“Dianna, just leave me alone.”

“Dianna, just leave me alone.”   This is a direct quote.  A favorite plea from my husband, the erstwhile, Rayman.  He engages a slightly higher octave when spitting this out and he slows down his twangy drawl in order to, I suspect, deliver the message with great frustration.  It rarely works.  That’s because I know, in my heart of hearts, that I am not going to ever leave him alone.  It’s not what I do.  He is my husband, for heaven’s sakes.  He is conveniently present most of the time.  We live in close proximity.  There is no one else around most of the time.  So…he gets my full attention.

This morning I had much to do in the kitchen.  Company was coming for dinner so I needed a good running start for the event.  The menu included achiote-based marinate for the chicken parts.  The other item on the menu was home made ice cream.  You see, this is what an on-top-of-it cook does.  Meringue has no use of yolks, and it requires a copious amount of whites.  See chapter on E is for Eggs.  So, what to do?  Flan, creme brûlée, ice cream?  Three great uses for egg yolks.  I settled on ice cream.  From the same cookbook, Two Hot Tamales, I found an ice cream recipe with kuala and chocolate.  Yummy.

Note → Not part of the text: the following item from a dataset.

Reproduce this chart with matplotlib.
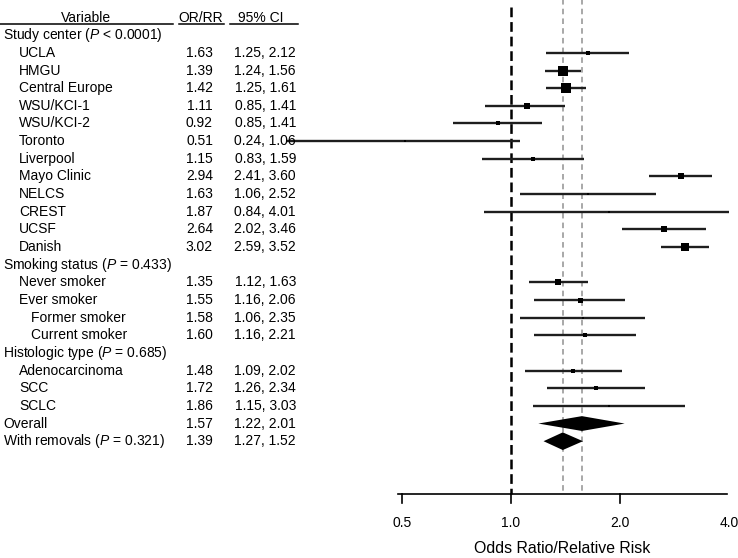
import numpy as np
import matplotlib
matplotlib.use('Agg')
import matplotlib.pyplot as plt
from matplotlib.transforms import blended_transform_factory

plt.rcParams['font.family'] = ['Liberation Sans', 'DejaVu Sans']
plt.rcParams['mathtext.fontset'] = 'custom'
plt.rcParams['mathtext.rm'] = 'Liberation Sans'
plt.rcParams['mathtext.it'] = 'Liberation Sans:italic'
plt.rcParams['lines.scale_dashes'] = False

# table rows (row 0 is the header)
labels = ['Study center ($P$ < 0.0001)', 'UCLA', 'HMGU', 'Central Europe', 'WSU/KCI-1',
          'WSU/KCI-2', 'Toronto', 'Liverpool', 'Mayo Clinic', 'NELCS', 'CREST', 'UCSF',
          'Danish', 'Smoking status ($P$ = 0.433)', 'Never smoker', 'Ever smoker',
          'Former smoker', 'Current smoker', 'Histologic type ($P$ = 0.685)',
          'Adenocarcinoma', 'SCC', 'SCLC', 'Overall', 'With removals ($P$ = 0.321)']
level = [0, 1, 1, 1, 1, 1, 1, 1, 1, 1, 1, 1, 1, 0, 1, 1, 2, 2, 0, 1, 1, 1, 0, 0]
or_txt = ['', '1.63', '1.39', '1.42', '1.11', '0.92', '0.51', '1.15', '2.94', '1.63',
          '1.87', '2.64', '3.02', '', '1.35', '1.55', '1.58', '1.60', '', '1.48', '1.72',
          '1.86', '1.57', '1.39']
ci_txt = ['', '1.25, 2.12', '1.24, 1.56', '1.25, 1.61', '0.85, 1.41', '0.85, 1.41',
          '0.24, 1.06', '0.83, 1.59', '2.41, 3.60', '1.06, 2.52', '0.84, 4.01',
          '2.02, 3.46', '2.59, 3.52', '', '1.12, 1.63', '1.16, 2.06', '1.06, 2.35',
          '1.16, 2.21', '', '1.09, 2.02', '1.26, 2.34', '1.15, 3.03', '1.22, 2.01',
          '1.27, 1.52']

# values as drawn in the plot
est = [np.nan, 1.63, 1.39, 1.42, 1.11, 0.92, 0.51, 1.15, 2.94, 1.63, 1.87, 2.64, 3.02,
       np.nan, 1.35, 1.55, 1.58, 1.60, np.nan, 1.48, 1.72, 1.86, 1.57, 1.39]
lo = [np.nan, 1.25, 1.24, 1.25, 0.85, 0.69, 0.24, 0.83, 2.41, 1.06, 0.84, 2.02, 2.59,
      np.nan, 1.12, 1.16, 1.06, 1.16, np.nan, 1.09, 1.26, 1.15, 1.19, 1.23]
hi = [np.nan, 2.12, 1.56, 1.61, 1.41, 1.22, 1.06, 1.59, 3.60, 2.52, 4.01, 3.46, 3.52,
      np.nan, 1.63, 2.06, 2.35, 2.21, np.nan, 2.02, 2.34, 3.03, 2.06, 1.58]
weight = [0, 4, 9, 9, 5, 4, 2, 4, 6, 2.5, 2, 5, 7.5, 0, 6, 4.5, 2.5, 4, 0, 4, 4, 2, 0, 0]
summary = [22, 23]
xticks = [0.5, 1.0, 2.0, 4.0]

W, H = 738, 558
fig = plt.figure(figsize=(W / 100, H / 100), dpi=100)
ax = fig.add_axes([0, 0, 1, 1])
ax.set_xscale('log', base=2)
ax.set_xlim(2 ** (-511 / 109), 2 ** ((W - 511) / 109))
ax.set_ylim((H - 17.6) / 17.65, -17.6 / 17.65)
ax.axis('off')

tr = blended_transform_factory(fig.transFigure, ax.transData)
fs = 10

# header
ax.text(86 / W, 0, 'Variable', transform=tr, ha='center', va='center', fontsize=fs)
ax.text(201 / W, 0, 'OR/RR', transform=tr, ha='center', va='center', fontsize=fs)
ax.text(261 / W, 0, '95% CI', transform=tr, ha='center', va='center', fontsize=fs)
for a, b in [(0, 173), (179, 224), (230, 298)]:
    ax.plot([a / W, b / W], [0.38, 0.38], transform=tr, color='black', lw=1.1)

indent_px = [3, 19, 31]
for i, lab in enumerate(labels):
    r = i + 1
    ax.text(indent_px[level[i]] / W, r, lab, transform=tr, ha='left', va='center', fontsize=fs)
    ax.text(213 / W, r, or_txt[i], transform=tr, ha='right', va='center', fontsize=fs)
    ax.text(296 / W, r, ci_txt[i], transform=tr, ha='right', va='center', fontsize=fs)

# reference lines
ax.plot([1, 1], [-0.6, 27], color='black', lw=1.8, linestyle=(0, (7, 3.5)), zorder=1)
for i in summary:
    ax.plot([est[i], est[i]], [-1.2, 27], color='#9a9a9a', lw=1.2,
            linestyle=(0, (4, 3)), zorder=1)

# study estimates
for i in range(len(labels)):
    r = i + 1
    if np.isnan(est[i]) or i in summary:
        continue
    ax.plot([lo[i], hi[i]], [r, r], color='#1e1e1e', lw=1.7, solid_capstyle='butt', zorder=2)
    ax.plot(est[i], r, marker='s', color='black', markersize=weight[i] * 0.8,
            markeredgewidth=0, zorder=3)

# summary diamonds
half_h = [0.42, 0.5]
for k, i in enumerate(summary):
    r = i + 1
    ax.fill([lo[i], est[i], hi[i], est[i]], [r, r - half_h[k], r, r + half_h[k]],
            color='black', lw=0, zorder=3)

# x axis
ax.plot([2 ** (-113 / 109), 2 ** (216 / 109)], [27, 27], color='black', lw=1.2)
for t in xticks[:-1]:
    ax.plot([t, t], [27, 27.5], color='black', lw=1.2)
for t in xticks:
    ax.text(t, 28.62, '%.1f' % t, ha='center', va='center', fontsize=fs)
ax.text(2 ** (51.5 / 109), 30.1, 'Odds Ratio/Relative Risk', ha='center', va='center',
        fontsize=11.4)

fig.savefig('out.png', dpi=100)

The ice cream required 3/4 cup of double-strength espresso.  After searching the cupboards for instant espresso, all that I found was old Folger’s coffee crystals dating back to what looked to the be the age of the dinosaur.  That’s when I asked Rayman if he would make me some espresso.  That was at 9:10 a.m.  “Sure”, he said.  After a few minutes Rayman pleaded, “What the heck is wrong?  I can’t get this to work.”  Backing up for a just a minute, he had unearthed an espresso maker that has been gracing the counter for years.  That’s all it has been doing.  Gracing the counter.  Rayman has not used it in years.  It’s one of those appliances that are the rage so you buy one.  Then after a year or so, it just graces the counter.  Novelty gone.  Espresso not required.

But I digress.

So, I went over to him and surveyed the situation.  After jiggling the plug, the machine came to life.  Oh, my.  Was there male pride involved?  Perhaps.   At this point, he cheerily started brewing the espresso.  And I returned to making my marinate for the chicken.  But them, calamity broke loose.  Rayman had placed a measuring cup underneath the “spiket” where the brew comes out.   And most of the espresso was missing its intended target.  That’s because it was leaking out of the sides of the filter holder”.   “Good grief”, he muttered.  And that was about the time I contributed the idea of reading the directions.  “I don’t need the directions.  I know what I’m doing.”  Right.  Espresso was everywhere.  On the granite, on the espresso maker itself.  On the Rayman.  “I may have loaded it too tight.”  That was followed up by, “I’ll do it again”.  This was followed up with him doing it again with the same exact results.  Only this time, he was inflicting damage on himself.  Coffee stains on his sweater.  “Should I find the directions for you?”, I inquired.  It was about this time that he said, “Dianna, just leave me alone.”  And that’s about the same time that the espresso maker did it thing and erupted, more or less.  Coffee was everywhere.

And we both just howled.

I rushed to the computer to get it all down and he went about cleaning up the mess and then cleaning the espresso maker and then brewing a perfectly nice cup of espresso.  It was 10:20.